Do this:
Retype, please, the listing from its opening line through the line that contains "ctx.strokeRect(area.left, area.top, area.right", both included, without the pictures.

◇ ◇ ◇ ◇

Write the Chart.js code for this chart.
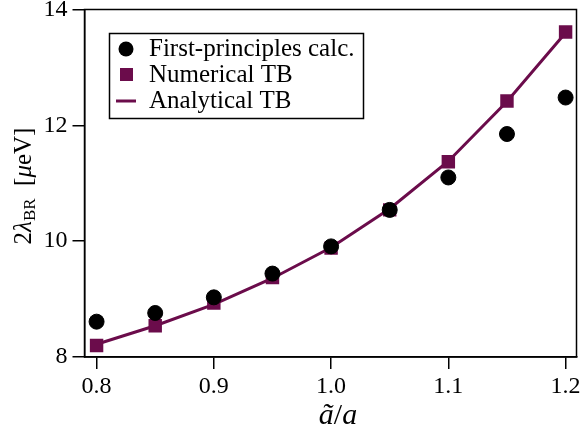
<!DOCTYPE html>
<html>
<head>
<meta charset="utf-8">
<script src="https://cdn.jsdelivr.net/npm/chart.js@4/dist/chart.umd.min.js"></script>
<style>
  html, body { margin: 0; padding: 0; background: #fff; }
  canvas { display: block; }
</style>
</head>
<body>
<canvas id="chart" width="586" height="429"></canvas>
<script>
// lattice ratio a~/a
const ratios = [0.8, 0.85, 0.9, 0.95, 1.0, 1.05, 1.1, 1.15, 1.2];
const firstPrinciples = [8.61, 8.76, 9.03, 9.44, 9.91, 10.54, 11.10, 11.85, 12.48];
const numericalTB = [8.20, 8.54, 8.93, 9.37, 9.88, 10.54, 11.37, 12.42, 13.61];
const analyticalTB = [8.22, 8.54, 8.91, 9.36, 9.89, 10.56, 11.38, 12.41, 13.60];
const xTicks = [0.8, 0.9, 1.0, 1.1, 1.2];
const yTicks = [8, 10, 12, 14];
const seriesLabels = ['First-principles calc.', 'Numerical TB', 'Analytical TB'];

const maroon = '#6b0c4b';
const serif = '"Liberation Serif", "DejaVu Serif", serif';

const toPoints = (ys) => ratios.map((x, i) => ({ x: x, y: ys[i] }));

// frame, axis titles and legend drawn on top
const decorations = {
    id: 'decorations',
    afterDraw(chart) {
        const ctx = chart.ctx;
        const area = chart.chartArea;
        ctx.save();

        // full box around plot
        ctx.strokeStyle = '#000';
        ctx.lineWidth = 1.5;
        ctx.strokeRect(area.left, area.top, area.right - area.left, area.bottom - area.top);

        // y title: 2λ_BR [μeV]
        ctx.save();
        ctx.translate(31, 186);
        ctx.rotate(-Math.PI / 2);
        ctx.fillStyle = '#000';
        ctx.textBaseline = 'alphabetic';
        const parts = [
            { t: '2', f: '25px ' + serif, dy: 0 },
            { t: 'λ', f: 'italic 25px ' + serif, dy: 0 },
            { t: 'BR', f: '17px ' + serif, dy: 4 },
            { t: '  [', f: '25px ' + serif, dy: 0 },
            { t: 'μ', f: 'italic 25px ' + serif, dy: 0 },
            { t: 'eV]', f: '25px ' + serif, dy: 0 }
        ];
        let total = 0;
        parts.forEach(p => { ctx.font = p.f; p.w = ctx.measureText(p.t).width; total += p.w; });
        let px = -total / 2;
        parts.forEach(p => { ctx.font = p.f; ctx.fillText(p.t, px, p.dy); px += p.w; });
        ctx.restore();

        // x title: ã/a
        const xparts = [
            { t: 'ã', f: 'italic 30px ' + serif },
            { t: '/', f: '30px ' + serif },
            { t: 'a', f: 'italic 30px ' + serif }
        ];
        let xw = 0;
        xparts.forEach(p => { ctx.font = p.f; p.w = ctx.measureText(p.t).width; xw += p.w; });
        let xx = 338 - xw / 2;
        ctx.fillStyle = '#000';
        xparts.forEach(p => { ctx.font = p.f; ctx.fillText(p.t, xx, 424); xx += p.w; });

        // legend
        const box = { left: 109.5, top: 33.5, right: 363.5, bottom: 118.5 };
        ctx.fillStyle = '#fff';
        ctx.fillRect(box.left, box.top, box.right - box.left, box.bottom - box.top);
        ctx.strokeStyle = '#000';
        ctx.lineWidth = 1.5;
        ctx.strokeRect(box.left, box.top, box.right - box.left, box.bottom - box.top);

        const rows = [56, 82, 108];
        ctx.font = '25px ' + serif;
        ctx.fillStyle = '#000';
        seriesLabels.forEach((label, i) => {
            ctx.fillText(label, 149, rows[i]);
        });
        // markers
        ctx.fillStyle = '#000';
        ctx.beginPath();
        ctx.arc(126, rows[0] - 7, 7.5, 0, Math.PI * 2);
        ctx.fill();
        ctx.fillStyle = maroon;
        ctx.fillRect(120, rows[1] - 14, 13, 13);
        ctx.strokeStyle = maroon;
        ctx.lineWidth = 3;
        ctx.beginPath();
        ctx.moveTo(116, rows[2] - 7);
        ctx.lineTo(136, rows[2] - 7);
        ctx.stroke();

        ctx.restore();
    }
};

new Chart(document.getElementById('chart').getContext('2d'), {
    type: 'scatter',
    data: {
        datasets: [
            {
                label: seriesLabels[0],
                data: toPoints(firstPrinciples),
                pointStyle: 'circle',
                pointRadius: 7.5,
                backgroundColor: '#000',
                borderColor: '#000',
                borderWidth: 1,
                showLine: false
            },
            {
                label: seriesLabels[1],
                data: toPoints(numericalTB),
                pointStyle: 'rect',
                pointRadius: 9.5,
                backgroundColor: maroon,
                borderColor: maroon,
                borderWidth: 0,
                showLine: false
            },
            {
                label: seriesLabels[2],
                data: toPoints(analyticalTB),
                pointRadius: 0,
                borderColor: maroon,
                borderWidth: 3,
                showLine: true,
                fill: false
            }
        ]
    },
    options: {
        responsive: false,
        animation: false,
        layout: { padding: { left: 0, right: 5, top: 9.5, bottom: 0 } },
        plugins: {
            legend: { display: false },
            tooltip: { enabled: false }
        },
        scales: {
            x: {
                type: 'linear',
                min: 0.7897,
                max: 1.2093,
                afterBuildTicks: (scale) => { scale.ticks = xTicks.map(v => ({ value: v })); },
                afterFit: (scale) => {
                    scale.height = 72;
                    scale.paddingLeft = 0;
                    scale.paddingRight = 0;
                },
                grid: {
                    drawOnChartArea: false,
                    drawTicks: true,
                    tickLength: 12,
                    color: '#000',
                    lineWidth: 1.5
                },
                border: { display: true, color: '#000', width: 1.5 },
                ticks: {
                    padding: 3,
                    color: '#000',
                    font: { family: serif, size: 24 },
                    callback: (v) => Number(v).toFixed(1)
                }
            },
            y: {
                min: 8,
                max: 14,
                afterBuildTicks: (scale) => { scale.ticks = yTicks.map(v => ({ value: v })); },
                afterFit: (scale) => {
                    scale.width = 84.5;
                    scale.paddingTop = 0;
                    scale.paddingBottom = 0;
                },
                grid: {
                    drawOnChartArea: false,
                    drawTicks: true,
                    tickLength: 12,
                    color: '#000',
                    lineWidth: 1.5
                },
                border: { display: true, color: '#000', width: 1.5 },
                ticks: {
                    padding: 5,
                    color: '#000',
                    font: { family: serif, size: 24 }
                }
            }
        }
    },
    plugins: [decorations]
});
</script>
</body>
</html>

◇ ◇ ◇ ◇

Task result:
Write the Chart.js code for this chart.
<!DOCTYPE html>
<html>
<head>
<meta charset="utf-8">
<script src="https://cdn.jsdelivr.net/npm/chart.js@4/dist/chart.umd.min.js"></script>
<style>
  html, body { margin: 0; padding: 0; background: #fff; }
  canvas { display: block; }
</style>
</head>
<body>
<canvas id="chart" width="586" height="429"></canvas>
<script>
// lattice ratio a~/a
const ratios = [0.8, 0.85, 0.9, 0.95, 1.0, 1.05, 1.1, 1.15, 1.2];
const firstPrinciples = [8.61, 8.76, 9.03, 9.44, 9.91, 10.54, 11.10, 11.85, 12.48];
const numericalTB = [8.20, 8.54, 8.93, 9.37, 9.88, 10.54, 11.37, 12.42, 13.61];
const analyticalTB = [8.22, 8.54, 8.91, 9.36, 9.89, 10.56, 11.38, 12.41, 13.60];
const xTicks = [0.8, 0.9, 1.0, 1.1, 1.2];
const yTicks = [8, 10, 12, 14];
const seriesLabels = ['First-principles calc.', 'Numerical TB', 'Analytical TB'];

const maroon = '#6b0c4b';
const serif = '"Liberation Serif", "DejaVu Serif", serif';

const toPoints = (ys) => ratios.map((x, i) => ({ x: x, y: ys[i] }));

// frame, axis titles and legend drawn on top
const decorations = {
    id: 'decorations',
    afterDraw(chart) {
        const ctx = chart.ctx;
        const area = chart.chartArea;
        ctx.save();

        // full box around plot
        ctx.strokeStyle = '#000';
        ctx.lineWidth = 1.5;
        ctx.strokeRect(area.left, area.top, area.right - area.left, area.bottom - area.top);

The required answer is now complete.